> [RECORDED INFORMATION]
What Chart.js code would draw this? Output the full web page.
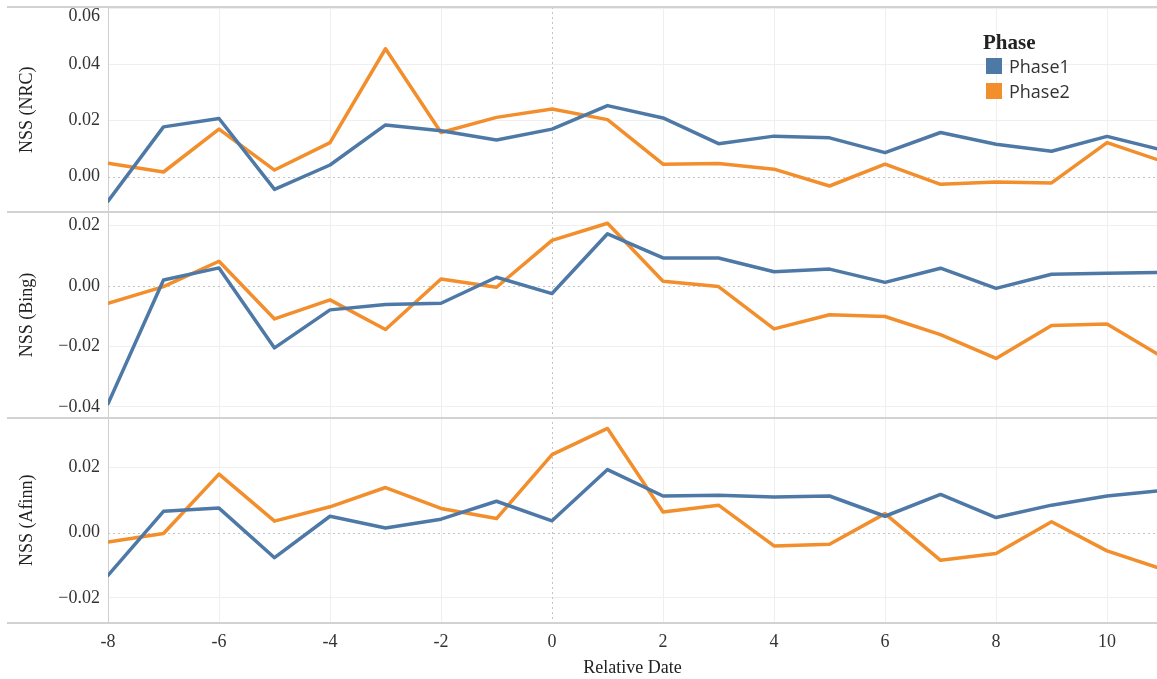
<!DOCTYPE html>
<html>
<head>
<meta charset="utf-8">
<script src="https://cdn.jsdelivr.net/npm/chart.js@4.4.1/dist/chart.umd.min.js"></script>
<style>
  html, body { margin: 0; padding: 0; background: #fff; }
  #wrap { position: relative; width: 1157px; height: 679px; }
  canvas { display: block; }
  #legend { position: absolute; left: 983px; top: 30px; font-family: "Liberation Serif", serif; }
  #legend .title { font-size: 21px; font-weight: bold; color: #222; line-height: 24px; margin-bottom: 0px; }
  #legend .item { display: flex; align-items: center; height: 24.5px; font-family: "Open Sans", "Noto Sans", sans-serif; font-size: 18px; color: #333; }
  #legend .sw { width: 16px; height: 16px; margin-left: 3px; margin-right: 7px; }
</style>
</head>
<body>
<div id="wrap">
  <canvas id="c" width="1157" height="679"></canvas>
  <div id="legend"></div>
</div>
<script>
// ---- data ----
const relativeDates = [-8, -7, -6, -5, -4, -3, -2, -1, 0, 1, 2, 3, 4, 5, 6, 7, 8, 9, 10, 11];
const seriesNames = ['Phase1', 'Phase2'];

const nrcPhase1 = [-0.0087, 0.0178, 0.0208, -0.0045, 0.0042, 0.0185, 0.0164, 0.0131, 0.0170, 0.0254, 0.0210, 0.0118, 0.0145, 0.0139, 0.0086, 0.0158, 0.0116, 0.0091, 0.0144, 0.0095];
const nrcPhase2 = [0.0048, 0.0017, 0.0170, 0.0024, 0.0122, 0.0457, 0.0158, 0.0212, 0.0242, 0.0204, 0.0045, 0.0047, 0.0027, -0.0033, 0.0045, -0.0027, -0.0019, -0.0022, 0.0122, 0.0055];

const bingPhase1 = [-0.0390, 0.0020, 0.0060, -0.0205, -0.0079, -0.0061, -0.0057, 0.0029, -0.0025, 0.0173, 0.0093, 0.0093, 0.0047, 0.0056, 0.0012, 0.0059, -0.0008, 0.0039, 0.0042, 0.0045];
const bingPhase2 = [-0.0057, -0.0002, 0.0082, -0.0109, -0.0046, -0.0144, 0.0023, -0.0004, 0.0151, 0.0208, 0.0016, -0.0002, -0.0142, -0.0095, -0.0101, -0.0161, -0.0240, -0.0131, -0.0126, -0.0235];

const afinnPhase1 = [-0.0131, 0.0065, 0.0075, -0.0077, 0.0050, 0.0014, 0.0041, 0.0096, 0.0036, 0.0193, 0.0112, 0.0114, 0.0109, 0.0112, 0.0050, 0.0117, 0.0046, 0.0084, 0.0112, 0.0129];
const afinnPhase2 = [-0.0029, -0.0003, 0.0179, 0.0035, 0.0079, 0.0138, 0.0074, 0.0043, 0.0239, 0.0319, 0.0063, 0.0084, -0.0041, -0.0036, 0.0058, -0.0085, -0.0064, 0.0033, -0.0056, -0.0112];

const xTicks = [-8, -6, -4, -2, 0, 2, 4, 6, 8, 10];
const ticksNRC = [0, 0.02, 0.04, 0.06];
const ticksBing = [-0.04, -0.02, 0, 0.02];
const ticksAfinn = [-0.02, 0, 0.02];

const panelTitles = ['NSS (NRC)', 'NSS (Bing)', 'NSS (Afinn)'];
const xTitle = 'Relative Date';
const legendTitle = 'Phase';

// ---- styles ----
const colors = ['#4e79a7', '#f28e2b'];
const serif = '"Liberation Serif", "Times New Roman", serif';
const gridColor = '#efefef';

function pts(vals) { return relativeDates.map((d, i) => ({ x: d, y: vals[i] })); }

function ds(label, vals, color, axis) {
  return {
    label: label,
    data: pts(vals),
    borderColor: color,
    backgroundColor: color,
    borderWidth: 3.5,
    pointRadius: 0,
    pointHoverRadius: 0,
    tension: 0,
    yAxisID: axis,
    borderJoinStyle: 'round',
    borderCapStyle: 'round'
  };
}

function fmtY(v) {
  const s = Math.abs(v).toFixed(2);
  return (v < -1e-9 ? '\u2212' : '') + s;
}

function yAxis(title, ticks, min, max, weight) {
  return {
    type: 'linear',
    position: 'left',
    stack: 'nss',
    stackWeight: 1,
    weight: weight,
    min: min,
    max: max,
    afterBuildTicks: s => { s.ticks = ticks.map(v => ({ value: v })); },
    afterFit: s => { s.width = 108; s.paddingTop = 0; s.paddingBottom = 0; },
    ticks: {
      callback: v => fmtY(v),
      font: { family: serif, size: 18 },
      color: '#333',
      padding: 8
    },
    grid: {
      drawTicks: false,
      color: c => (c.tick && Math.abs(c.tick.value) < 1e-9) ? 'rgba(0,0,0,0)' : gridColor,
      lineWidth: 1
    },
    border: { display: true, color: '#cfcfcf', width: 1 },
    title: {
      display: true,
      text: title,
      font: { family: serif, size: 18 },
      color: '#222',
      padding: { top: 16, bottom: 0 }
    }
  };
}

const yIds = ['yNRC', 'yBing', 'yAfinn'];

// plugin: keep top tick labels inside their panel, panel separators, dotted zero lines
const decor = {
  id: 'decor',
  beforeDraw(chart) {
    yIds.forEach(id => {
      const s = chart.scales[id];
      const items = s.getLabelItems ? s.getLabelItems() : null;
      if (!items) return;
      items.forEach(it => {
        const tr = it.options && it.options.translation;
        if (tr && tr[1] < s.top + 9) tr[1] = s.top + 9;
      });
    });
  },
  beforeDatasetsDraw(chart) {
    const ctx = chart.ctx;
    const ca = chart.chartArea;
    const xs = chart.scales.x;
    ctx.save();
    ctx.strokeStyle = '#c4c4c4';
    ctx.lineWidth = 1;
    ctx.setLineDash([2, 3]);
    yIds.forEach(id => {
      const s = chart.scales[id];
      const y = Math.round(s.getPixelForValue(0)) + 0.5;
      ctx.beginPath(); ctx.moveTo(ca.left, y); ctx.lineTo(ca.right, y); ctx.stroke();
    });
    const x0 = Math.round(xs.getPixelForValue(0)) + 0.5;
    ctx.beginPath(); ctx.moveTo(x0, ca.top); ctx.lineTo(x0, ca.bottom); ctx.stroke();
    ctx.restore();
  },
  afterDraw(chart) {
    const ctx = chart.ctx;
    const ca = chart.chartArea;
    ctx.save();
    ctx.strokeStyle = '#d2d2d2';
    ctx.lineWidth = 2;
    const edges = new Set();
    yIds.forEach(id => {
      const s = chart.scales[id];
      edges.add(Math.round(s.top));
      edges.add(Math.round(s.bottom));
    });
    edges.forEach(y => {
      ctx.beginPath(); ctx.moveTo(7, y); ctx.lineTo(ca.right, y); ctx.stroke();
    });
    ctx.restore();
  }
};

const chart = new Chart(document.getElementById('c'), {
  type: 'line',
  data: {
    datasets: [
      ds(seriesNames[0], nrcPhase1, colors[0], 'yNRC'),
      ds(seriesNames[1], nrcPhase2, colors[1], 'yNRC'),
      ds(seriesNames[0], bingPhase1, colors[0], 'yBing'),
      ds(seriesNames[1], bingPhase2, colors[1], 'yBing'),
      ds(seriesNames[0], afinnPhase1, colors[0], 'yAfinn'),
      ds(seriesNames[1], afinnPhase2, colors[1], 'yAfinn')
    ]
  },
  options: {
    responsive: false,
    animation: false,
    events: [],
    layout: { padding: { top: 7, left: 0, right: 0, bottom: 0 } },
    plugins: { legend: { display: false }, tooltip: { enabled: false } },
    scales: {
      x: {
        type: 'linear',
        min: -8,
        max: 10.9,
        afterBuildTicks: s => { s.ticks = xTicks.map(v => ({ value: v })); },
        afterFit: s => { s.height = 56; s.paddingLeft = 0; s.paddingRight = 0; },
        ticks: {
          font: { family: serif, size: 18 },
          color: '#333',
          padding: 8,
          maxRotation: 0
        },
        grid: {
          drawTicks: false,
          color: c => (c.tick && (c.tick.value === 0 || c.tick.value === -8)) ? 'rgba(0,0,0,0)' : gridColor
        },
        border: { display: false },
        title: {
          display: true,
          text: xTitle,
          font: { family: serif, size: 18 },
          color: '#222',
          padding: { top: 0, bottom: 0 }
        }
      },
      yAfinn: yAxis(panelTitles[2], ticksAfinn, -0.0277, 0.0352, 1),
      yBing: yAxis(panelTitles[1], ticksBing, -0.0436, 0.0244, 1),
      yNRC: yAxis(panelTitles[0], ticksNRC, -0.0127, 0.0606, 1)
    }
  },
  plugins: [decor]
});

// HTML legend
const lg = document.getElementById('legend');
const t = document.createElement('div');
t.className = 'title'; t.textContent = legendTitle; lg.appendChild(t);
seriesNames.forEach((n, i) => {
  const it = document.createElement('div'); it.className = 'item';
  const sw = document.createElement('span'); sw.className = 'sw'; sw.style.background = colors[i];
  const tx = document.createElement('span'); tx.textContent = n;
  it.appendChild(sw); it.appendChild(tx); lg.appendChild(it);
});
</script>
</body>
</html>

> [EXERCISE BRIEF] Could the lines from the top of the material through the line with "-0.0131, -0.0126, -0.0235];" be repeated exactly, pictures left out?

> [TASK ANSWER]
What Chart.js code would draw this? Output the full web page.
<!DOCTYPE html>
<html>
<head>
<meta charset="utf-8">
<script src="https://cdn.jsdelivr.net/npm/chart.js@4.4.1/dist/chart.umd.min.js"></script>
<style>
  html, body { margin: 0; padding: 0; background: #fff; }
  #wrap { position: relative; width: 1157px; height: 679px; }
  canvas { display: block; }
  #legend { position: absolute; left: 983px; top: 30px; font-family: "Liberation Serif", serif; }
  #legend .title { font-size: 21px; font-weight: bold; color: #222; line-height: 24px; margin-bottom: 0px; }
  #legend .item { display: flex; align-items: center; height: 24.5px; font-family: "Open Sans", "Noto Sans", sans-serif; font-size: 18px; color: #333; }
  #legend .sw { width: 16px; height: 16px; margin-left: 3px; margin-right: 7px; }
</style>
</head>
<body>
<div id="wrap">
  <canvas id="c" width="1157" height="679"></canvas>
  <div id="legend"></div>
</div>
<script>
// ---- data ----
const relativeDates = [-8, -7, -6, -5, -4, -3, -2, -1, 0, 1, 2, 3, 4, 5, 6, 7, 8, 9, 10, 11];
const seriesNames = ['Phase1', 'Phase2'];

const nrcPhase1 = [-0.0087, 0.0178, 0.0208, -0.0045, 0.0042, 0.0185, 0.0164, 0.0131, 0.0170, 0.0254, 0.0210, 0.0118, 0.0145, 0.0139, 0.0086, 0.0158, 0.0116, 0.0091, 0.0144, 0.0095];
const nrcPhase2 = [0.0048, 0.0017, 0.0170, 0.0024, 0.0122, 0.0457, 0.0158, 0.0212, 0.0242, 0.0204, 0.0045, 0.0047, 0.0027, -0.0033, 0.0045, -0.0027, -0.0019, -0.0022, 0.0122, 0.0055];

const bingPhase1 = [-0.0390, 0.0020, 0.0060, -0.0205, -0.0079, -0.0061, -0.0057, 0.0029, -0.0025, 0.0173, 0.0093, 0.0093, 0.0047, 0.0056, 0.0012, 0.0059, -0.0008, 0.0039, 0.0042, 0.0045];
const bingPhase2 = [-0.0057, -0.0002, 0.0082, -0.0109, -0.0046, -0.0144, 0.0023, -0.0004, 0.0151, 0.0208, 0.0016, -0.0002, -0.0142, -0.0095, -0.0101, -0.0161, -0.0240, -0.0131, -0.0126, -0.0235];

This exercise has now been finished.